> _INFORMATION PROVIDED_
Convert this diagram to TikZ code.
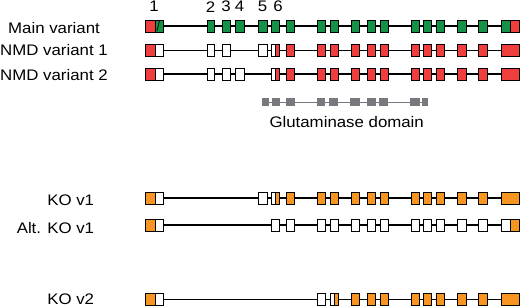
\documentclass[tikz,border=0pt]{standalone}
\usepackage{fontspec}
\setmainfont{Liberation Sans}[FakeStretch=1.1]
\definecolor{exgreen}{RGB}{22,145,72}
\definecolor{exred}{RGB}{240,62,62}
\definecolor{exorange}{RGB}{247,148,34}
\definecolor{exgray}{RGB}{120,120,126}
\begin{document}
\begin{tikzpicture}[x=1pt,y=-1pt,
  exon/.style={draw=black,line width=0.9pt},
  intron/.style={line width=1.3pt},
  rowtext/.style={font=\fontsize{15.3}{18}\selectfont,inner sep=0pt}]
  \useasboundingbox (0,0) rectangle (520,307);
  % 外显子编号
  \node[rowtext] (n1) at (154,6.7) {1};
  \node[rowtext] (n2) at (210.5,6.7) {2};
  \node[rowtext] (n3) at (226,6.7) {3};
  \node[rowtext] (n4) at (239.5,6.7) {4};
  \node[rowtext] (n5) at (262.5,6.7) {5};
  \node[rowtext] (n6) at (278,6.7) {6};
  % 行标签
  \node[rowtext] (main) at (54,28) {Main variant};
  \node[rowtext] (nmd1) at (54,50) {NMD variant 1};
  \node[rowtext] (nmd2) at (54,75) {NMD variant 2};
  \node[rowtext,anchor=east] (ko1) at (94.3,200.5) {KO v1};
  \node[rowtext,anchor=east] (altko1) at (94.3,228.5) {Alt. KO v1};
  \node[rowtext,anchor=east] (ko2) at (94.3,299) {KO v2};
  % 主变体
  \draw[intron] (163,26) -- (501,26);
  \foreach \a/\b/\c in {145/155/exred,155/163/exgreen,207/214/exgreen,222/230/exgreen,
    235/244/exgreen,258/267/exgreen,271/279/exgreen,286/294/exgreen,317/325/exgreen,
    330/338/exgreen,351/359/exgreen,367/375/exgreen,380/388/exgreen,411/419/exgreen,
    423/431/exgreen,436/444/exgreen,457/466/exgreen,478/487/exgreen,501/510/exgreen,510/519/exred}
    \draw[exon,fill=\c] (\a,20) rectangle (\b,32);
  \draw[line width=0.8pt] (155,20.5) -- (159.5,20.5) -- (157,31);
  % NMD 变体 1
  \draw[intron] (163,50.5) -- (501,50.5);
  \foreach \a/\b/\c in {145/155/exred,155/163/white,207/214/white,222/230/white,
    258/267/white,271/275/white,275/279/exred,286/294/exred,317/325/exred,
    330/338/exred,351/359/exred,367/375/exred,380/388/exred,411/419/exred,
    423/431/exred,436/444/exred,457/466/exred,478/487/exred,501/519/exred}
    \draw[exon,fill=\c] (\a,44.5) rectangle (\b,56.5);
  % NMD 变体 2
  \draw[intron] (163,74) -- (501,74);
  \foreach \a/\b/\c in {145/155/exred,155/163/white,207/214/white,222/230/white,
    235/244/white,271/275/white,275/279/exred,286/294/exred,317/325/exred,
    330/338/exred,351/359/exred,367/375/exred,380/388/exred,411/419/exred,
    423/431/exred,436/444/exred,457/466/exred,478/487/exred,501/519/exred}
    \draw[exon,fill=\c] (\a,68) rectangle (\b,80);
  % 谷氨酰胺酶结构域
  \draw[exgray,line width=1pt] (262,102.5) -- (428,102.5);
  \foreach \a/\b in {262/269,272/280,286/295,317/325,329/338,350/360,367/376,379/388,410/420,422/428}
    \fill[exgray] (\a,98.5) rectangle (\b,106.5);
  \node[rowtext] (glsdomain) at (346.7,122) {Glutaminase domain};
  % KO v1
  \draw[intron] (163,198) -- (501,198);
  \foreach \a/\b/\c in {145/155/exorange,155/163/white,258/267/white,271/275/white,
    275/279/exorange,286/294/exorange,317/325/exorange,330/338/exorange,351/359/exorange,
    367/375/exorange,380/388/exorange,411/419/exorange,423/431/exorange,436/444/exorange,
    457/466/exorange,478/487/exorange,501/519/exorange}
    \draw[exon,fill=\c] (\a,192) rectangle (\b,204);
  % Alt. KO v1
  \draw[intron] (163,225) -- (501,225);
  \foreach \a/\b/\c in {145/155/exorange,155/163/white,271/279/white,286/294/white,
    317/325/white,330/338/white,351/359/white,367/375/white,380/388/white,411/419/white,
    423/431/white,436/444/white,457/466/white,478/487/white,501/510/white,510/519/exorange}
    \draw[exon,fill=\c] (\a,219) rectangle (\b,231);
  % KO v2
  \draw[intron] (163,299.5) -- (501,299.5);
  \foreach \a/\b/\c in {145/155/exorange,155/163/white,317/325/white,330/334/white,
    334/338/exorange,351/359/exorange,367/375/exorange,380/388/exorange,411/419/exorange,
    423/431/exorange,436/444/exorange,457/466/exorange,478/487/exorange,501/519/exorange}
    \draw[exon,fill=\c] (\a,293.5) rectangle (\b,305.5);
\end{tikzpicture}
\end{document}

> _YOUR INSTRUCTIONS_
Transcribe the material exactly, and leave out whatever pictures it holds.

> _ANSWER TO THIS EXERCISE_
Convert this diagram to TikZ code.
\documentclass[tikz,border=0pt]{standalone}
\usepackage{fontspec}
\setmainfont{Liberation Sans}[FakeStretch=1.1]
\definecolor{exgreen}{RGB}{22,145,72}
\definecolor{exred}{RGB}{240,62,62}
\definecolor{exorange}{RGB}{247,148,34}
\definecolor{exgray}{RGB}{120,120,126}
\begin{document}
\begin{tikzpicture}[x=1pt,y=-1pt,
  exon/.style={draw=black,line width=0.9pt},
  intron/.style={line width=1.3pt},
  rowtext/.style={font=\fontsize{15.3}{18}\selectfont,inner sep=0pt}]
  \useasboundingbox (0,0) rectangle (520,307);
  % 外显子编号
  \node[rowtext] (n1) at (154,6.7) {1};
  \node[rowtext] (n2) at (210.5,6.7) {2};
  \node[rowtext] (n3) at (226,6.7) {3};
  \node[rowtext] (n4) at (239.5,6.7) {4};
  \node[rowtext] (n5) at (262.5,6.7) {5};
  \node[rowtext] (n6) at (278,6.7) {6};
  % 行标签
  \node[rowtext] (main) at (54,28) {Main variant};
  \node[rowtext] (nmd1) at (54,50) {NMD variant 1};
  \node[rowtext] (nmd2) at (54,75) {NMD variant 2};
  \node[rowtext,anchor=east] (ko1) at (94.3,200.5) {KO v1};
  \node[rowtext,anchor=east] (altko1) at (94.3,228.5) {Alt. KO v1};
  \node[rowtext,anchor=east] (ko2) at (94.3,299) {KO v2};
  % 主变体
  \draw[intron] (163,26) -- (501,26);
  \foreach \a/\b/\c in {145/155/exred,155/163/exgreen,207/214/exgreen,222/230/exgreen,
    235/244/exgreen,258/267/exgreen,271/279/exgreen,286/294/exgreen,317/325/exgreen,
    330/338/exgreen,351/359/exgreen,367/375/exgreen,380/388/exgreen,411/419/exgreen,
    423/431/exgreen,436/444/exgreen,457/466/exgreen,478/487/exgreen,501/510/exgreen,510/519/exred}
    \draw[exon,fill=\c] (\a,20) rectangle (\b,32);
  \draw[line width=0.8pt] (155,20.5) -- (159.5,20.5) -- (157,31);
  % NMD 变体 1
  \draw[intron] (163,50.5) -- (501,50.5);
  \foreach \a/\b/\c in {145/155/exred,155/163/white,207/214/white,222/230/white,
    258/267/white,271/275/white,275/279/exred,286/294/exred,317/325/exred,
    330/338/exred,351/359/exred,367/375/exred,380/388/exred,411/419/exred,
    423/431/exred,436/444/exred,457/466/exred,478/487/exred,501/519/exred}
    \draw[exon,fill=\c] (\a,44.5) rectangle (\b,56.5);
  % NMD 变体 2
  \draw[intron] (163,74) -- (501,74);
  \foreach \a/\b/\c in {145/155/exred,155/163/white,207/214/white,222/230/white,
    235/244/white,271/275/white,275/279/exred,286/294/exred,317/325/exred,
    330/338/exred,351/359/exred,367/375/exred,380/388/exred,411/419/exred,
    423/431/exred,436/444/exred,457/466/exred,478/487/exred,501/519/exred}
    \draw[exon,fill=\c] (\a,68) rectangle (\b,80);
  % 谷氨酰胺酶结构域
  \draw[exgray,line width=1pt] (262,102.5) -- (428,102.5);
  \foreach \a/\b in {262/269,272/280,286/295,317/325,329/338,350/360,367/376,379/388,410/420,422/428}
    \fill[exgray] (\a,98.5) rectangle (\b,106.5);
  \node[rowtext] (glsdomain) at (346.7,122) {Glutaminase domain};
  % KO v1
  \draw[intron] (163,198) -- (501,198);
  \foreach \a/\b/\c in {145/155/exorange,155/163/white,258/267/white,271/275/white,
    275/279/exorange,286/294/exorange,317/325/exorange,330/338/exorange,351/359/exorange,
    367/375/exorange,380/388/exorange,411/419/exorange,423/431/exorange,436/444/exorange,
    457/466/exorange,478/487/exorange,501/519/exorange}
    \draw[exon,fill=\c] (\a,192) rectangle (\b,204);
  % Alt. KO v1
  \draw[intron] (163,225) -- (501,225);
  \foreach \a/\b/\c in {145/155/exorange,155/163/white,271/279/white,286/294/white,
    317/325/white,330/338/white,351/359/white,367/375/white,380/388/white,411/419/white,
    423/431/white,436/444/white,457/466/white,478/487/white,501/510/white,510/519/exorange}
    \draw[exon,fill=\c] (\a,219) rectangle (\b,231);
  % KO v2
  \draw[intron] (163,299.5) -- (501,299.5);
  \foreach \a/\b/\c in {145/155/exorange,155/163/white,317/325/white,330/334/white,
    334/338/exorange,351/359/exorange,367/375/exorange,380/388/exorange,411/419/exorange,
    423/431/exorange,436/444/exorange,457/466/exorange,478/487/exorange,501/519/exorange}
    \draw[exon,fill=\c] (\a,293.5) rectangle (\b,305.5);
\end{tikzpicture}
\end{document}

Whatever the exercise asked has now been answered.